Dans pratiquement tous les pays et les villes proposant un visa de nomade avantageux, il est question de gentrification. Certains quartiers ont été complètement investis par des travailleurs étrangers. Des petits magasins locaux doivent céder leur place à des bars plus trendy et plus chers, des espaces de coworking et des restaurants. Les complexes de coliving et les Airbnb ont fait grimper les loyers pour la population locale à un point tel qu’elle est poussée hors de la ville. Un marketeur et nomade numérique colombien raconte à Trouw que beaucoup de nomades sont originaires de pays plus chers et s’installent avec leur propre référentiel sur le marché locatif étranger. «Chaque semaine, on voit sur des groupes Whatsapp ou Facebook des messages de personnes qui recherchent une maison et disposent d’un budget de 1.000 ou 1.500 dollars. Le loyer moyen d’un Argentin se situe aux environs de 300 dollars. Et c’est ainsi qu’ils gâchent la vie de tout le monde», explique-t-il.

Enclave occidentale

Malgré l’injection économique promise avec l’arrivée des nomades digitaux, le niveau de vie de nombreux locaux se dégrade.
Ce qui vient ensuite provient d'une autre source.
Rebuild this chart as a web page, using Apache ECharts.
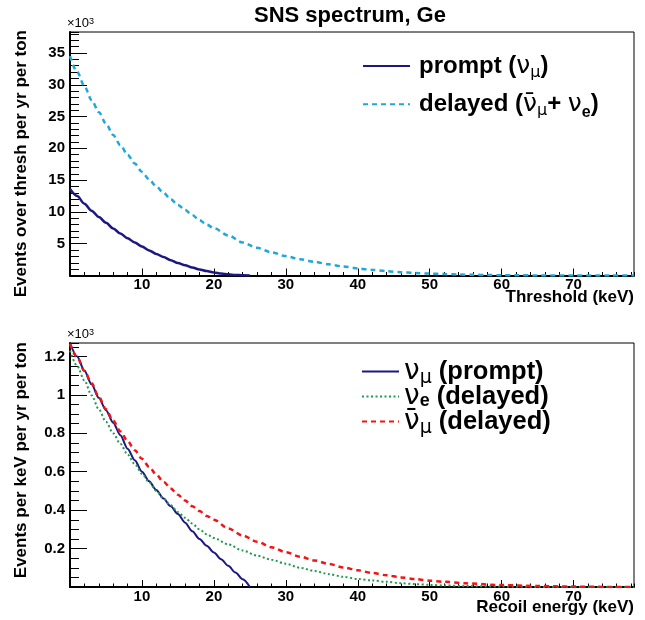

Cela a entraîné des actions de protestation notamment dans la ville colombienne de Medellín, où les manifestants qualifiaient les nomades de «colons temporaires». Une critique formulée de façon récurrente est que les télétravailleurs temporaires vivent au sens propre comme au sens figuré en dehors de la société locale. Beaucoup «travaillent» encore toujours pour leur pays d’origine: ils sont domiciliés dans leur propre pays et y paient des impôts, si bien qu’ils contribuent à peine financièrement à la ville où ils séjournent parfois jusqu’à six mois. De plus, beaucoup paient leur loyer en euros ou en dollars, ce qui complexifie le marché locatif pour les locaux. Les espaces de coliving et de coworking créent littéralement des enclaves pour les nomades digitaux, loin des locaux. «Pour eux, les communautés locales ont autant de valeur qu’un espace de coworking», a écrit Paris Marx en 2019 dans son essai critique «Digital Nomads Are Not the Future», qui a fait couler beaucoup d’encre. «Les nomades numériques sont beaucoup moins enclins à se battre pour des changements locaux positifs ou pour les droits des personnes défavorisées, parce que ces questions ne les concernent pas personnellement.» Quatre ans plus tard, il semble que les choses ont peu changé.